Le marché table sur un léger écartement des spreads et des rendements. Or, nous sommes dans un cadre où les taux sont passés négatifs en Europe et devraient persister dans cette voie en raison de l’intervention additionnelle de la BCE à venir. Si la volatilité s’atténue, les investisseurs n’hésiteront pas pour aller chercher des rendements positifs à s’orienter vers les obligations d’entreprises HY. En cela nous admettons qu’il ne faut pas sous estimer la matérialisation d’un scénario alternatif avec une très bonne performance du marché, de l’ordre de 10%.

De quelle manière tentez vous de faire face à la problématique de liquidité qui sévit sur le segment du HY ?

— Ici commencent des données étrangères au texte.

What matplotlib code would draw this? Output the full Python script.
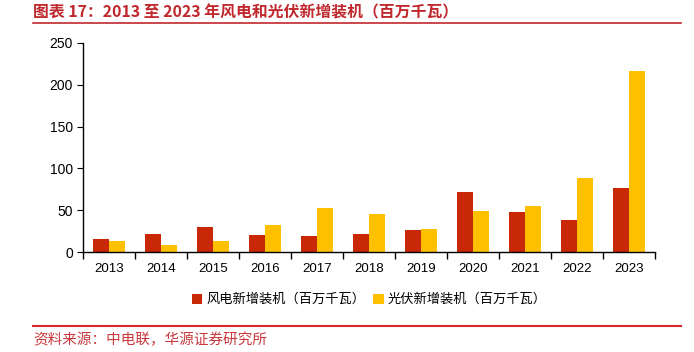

Nous travaillons sur différents éléments comme une politique de swing price, des lignes de crédit pour chaque fonds. Nous avons par ailleurs l’avantage d’avoir une perspective HY globale avec des portefeuilles 50% HY européen et 50% HY américain. En ayant accès au marché du HY américain, nous avons accès à plus de noms, plus de possibilité de diversification, plus de liquidité car plus de profondeur.
Nous faisons appelle aux plateformes électroniques et pouvons traiter de manière plus efficiente en interrogeant une vingtaine de banques d’investissement, 60 banques régionales américaines (spécialisées dans certains secteurs, certains tradings), et d’autres asset managers pour une transaction "buy-side to buy-side.

Un dernier mot ?

Il y a une réelle opportunité pour les stratégies de portage de moyen terme. Dans ce contexte, il nous a paru propice de lancer deux nouveaux fonds à échéance de droit suisse et de droit français respectivement à horizon 2020 et 2021.